--- BEGIN STORED DATA ---
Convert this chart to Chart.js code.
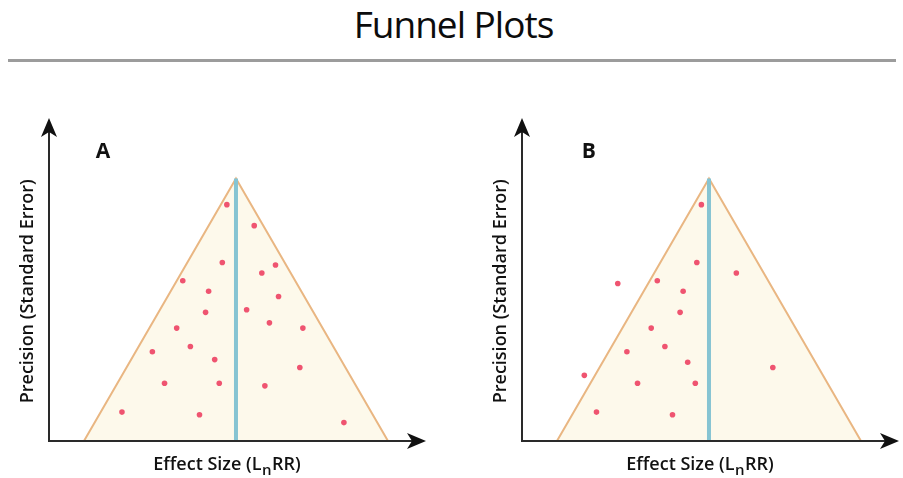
<!DOCTYPE html>
<html>
<head>
<meta charset="utf-8">
<script src="https://cdn.jsdelivr.net/npm/chart.js@4"></script>
<style>
  body { margin: 0; width: 903px; height: 478px; overflow: hidden; background: #fff; position: relative; }
  #title { position: absolute; left: 2px; top: 5px; width: 903px; text-align: center; font: 37px/37px "Open Sans", sans-serif; color: #0c0c0c; letter-spacing: -1px; }
  #rule { position: absolute; left: 8px; top: 59px; width: 888px; height: 3px; background: #9c9c9c; }
  .panel { position: absolute; top: 100px; }
</style>
</head>
<body>
<div id="title">Funnel Plots</div>
<div id="rule"></div>
<canvas id="panelA" class="panel" width="451" height="378" style="left:0"></canvas>
<canvas id="panelB" class="panel" width="452" height="378" style="left:451px"></canvas>
<script>
// funnel outline: effect size vs precision, apex at the pooled effect
const funnelX = [-1, 0, 1];
const funnelY = [0, 1, 0];

// studies in panel A (symmetric funnel)
const studiesAX = [-0.06, 0.12, -0.09, 0.17, 0.26, -0.35, -0.18, 0.28, -0.20, 0.07, 0.22, -0.39,
                   0.44, -0.55, -0.30, -0.14, 0.42, -0.47, -0.11, 0.19, -0.75, -0.24, 0.71];
const studiesAY = [0.90, 0.82, 0.68, 0.64, 0.67, 0.61, 0.57, 0.55, 0.49, 0.50, 0.45, 0.43,
                   0.43, 0.34, 0.36, 0.31, 0.28, 0.22, 0.22, 0.21, 0.11, 0.10, 0.07];

// studies in panel B (asymmetric funnel)
const studiesBX = [-0.05, -0.08, 0.18, -0.60, -0.34, -0.17, -0.19, -0.38, -0.54, -0.29, -0.14,
                   0.42, -0.82, -0.47, -0.09, -0.74, -0.24];
const studiesBY = [0.90, 0.68, 0.64, 0.60, 0.61, 0.57, 0.49, 0.43, 0.34, 0.36, 0.30,
                   0.28, 0.25, 0.22, 0.22, 0.11, 0.10];

const xLabel = ['Effect Size (L', 'n', 'RR)'];
const yLabel = 'Precision (Standard Error)';

function toPoints(xs, ys) {
    return xs.map((x, i) => ({ x: x, y: ys[i] }));
}

const funnelAxes = {
    id: 'funnelAxes',
    afterDraw(chart, args, opts) {
        const ctx = chart.ctx;
        const a = chart.chartArea;
        const xs = chart.scales.x, ys = chart.scales.y;
        const y0 = ys.getPixelForValue(0);
        ctx.save();
        ctx.strokeStyle = '#2a2a2a';
        ctx.fillStyle = '#111';
        ctx.lineWidth = 2;
        ctx.beginPath();
        ctx.moveTo(a.left, y0);
        ctx.lineTo(a.left, a.top + 12);
        ctx.moveTo(a.left - 1, y0);
        ctx.lineTo(a.right - 12, y0);
        ctx.stroke();

        // arrow heads
        ctx.beginPath();
        ctx.moveTo(a.left, a.top);
        ctx.lineTo(a.left + 8, a.top + 19);
        ctx.lineTo(a.left, a.top + 14);
        ctx.lineTo(a.left - 8, a.top + 19);
        ctx.closePath();
        ctx.fill();
        ctx.beginPath();
        ctx.moveTo(a.right, y0);
        ctx.lineTo(a.right - 19, y0 - 8);
        ctx.lineTo(a.right - 14, y0);
        ctx.lineTo(a.right - 19, y0 + 8);
        ctx.closePath();
        ctx.fill();

        // panel letter
        ctx.font = 'bold 21px "Open Sans"';
        ctx.textAlign = 'center';
        ctx.textBaseline = 'middle';
        ctx.fillText(opts.letter, xs.getPixelForValue(opts.letterX), ys.getPixelForValue(1.1));

        // x axis title with subscript
        const big = '600 18px "Open Sans"', small = '600 15px "Open Sans"';
        ctx.textAlign = 'left';
        ctx.textBaseline = 'alphabetic';
        ctx.font = big;
        const w0 = ctx.measureText(xLabel[0]).width;
        const w2 = ctx.measureText(xLabel[2]).width;
        ctx.font = small;
        const w1 = ctx.measureText(xLabel[1]).width + 1;
        let tx = xs.getPixelForValue(0) - 9 - (w0 + w1 + w2) / 2;
        const base = y0 + 29;
        ctx.font = big;
        ctx.fillText(xLabel[0], tx, base);
        ctx.font = small;
        ctx.fillText(xLabel[1], tx + w0 + 0.5, base + 5);
        ctx.font = big;
        ctx.fillText(xLabel[2], tx + w0 + w1, base);

        // y axis title
        ctx.translate(a.left - 21, ys.getPixelForValue(0.57));
        ctx.rotate(-Math.PI / 2);
        ctx.textAlign = 'center';
        ctx.textBaseline = 'middle';
        ctx.fillText(yLabel, 0, 0);
        ctx.restore();
    }
};

function makePanel(id, letter, letterX, studyX, studyY, padding) {
    new Chart(document.getElementById(id), {
        type: 'scatter',
        data: {
            datasets: [{
                data: toPoints(studyX, studyY),
                pointRadius: 2.8,
                pointBackgroundColor: '#ef5470',
                pointBorderWidth: 0,
                order: 0
            }, {
                type: 'line',
                data: [{ x: 0, y: 0 }, { x: 0, y: 1 }],
                borderColor: '#86c4d2',
                borderWidth: 4,
                pointRadius: 0,
                order: 1
            }, {
                type: 'line',
                data: toPoints(funnelX, funnelY),
                borderColor: '#e9b682',
                borderWidth: 2,
                backgroundColor: '#fdf9eb',
                fill: 'origin',
                pointRadius: 0,
                tension: 0,
                order: 2
            }]
        },
        options: {
            responsive: false,
            animation: false,
            events: [],
            layout: { padding: padding },
            plugins: {
                legend: { display: false },
                tooltip: { enabled: false },
                funnelAxes: { letter: letter, letterX: letterX }
            },
            scales: {
                x: { type: 'linear', display: false, min: -1.23, max: 1.25 },
                y: { type: 'linear', display: false, min: 0, max: 1.23 }
            }
        },
        plugins: [funnelAxes]
    });
}

makePanel('panelA', 'A', -0.875, studiesAX, studiesAY, { left: 49, right: 25, top: 18, bottom: 37 });
makePanel('panelB', 'B', -0.79, studiesBX, studiesBY, { left: 71, right: 4, top: 18, bottom: 37 });
</script>
</body>
</html>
--- END STORED DATA ---
TASK :: Repeat, exactly and in full, each line from the start of the data to the line that contains "const funnelY = [0, 1, 0];". Pictures do not go in.

EXERCISE OUTPUT ::
Convert this chart to Chart.js code.
<!DOCTYPE html>
<html>
<head>
<meta charset="utf-8">
<script src="https://cdn.jsdelivr.net/npm/chart.js@4"></script>
<style>
  body { margin: 0; width: 903px; height: 478px; overflow: hidden; background: #fff; position: relative; }
  #title { position: absolute; left: 2px; top: 5px; width: 903px; text-align: center; font: 37px/37px "Open Sans", sans-serif; color: #0c0c0c; letter-spacing: -1px; }
  #rule { position: absolute; left: 8px; top: 59px; width: 888px; height: 3px; background: #9c9c9c; }
  .panel { position: absolute; top: 100px; }
</style>
</head>
<body>
<div id="title">Funnel Plots</div>
<div id="rule"></div>
<canvas id="panelA" class="panel" width="451" height="378" style="left:0"></canvas>
<canvas id="panelB" class="panel" width="452" height="378" style="left:451px"></canvas>
<script>
// funnel outline: effect size vs precision, apex at the pooled effect
const funnelX = [-1, 0, 1];
const funnelY = [0, 1, 0];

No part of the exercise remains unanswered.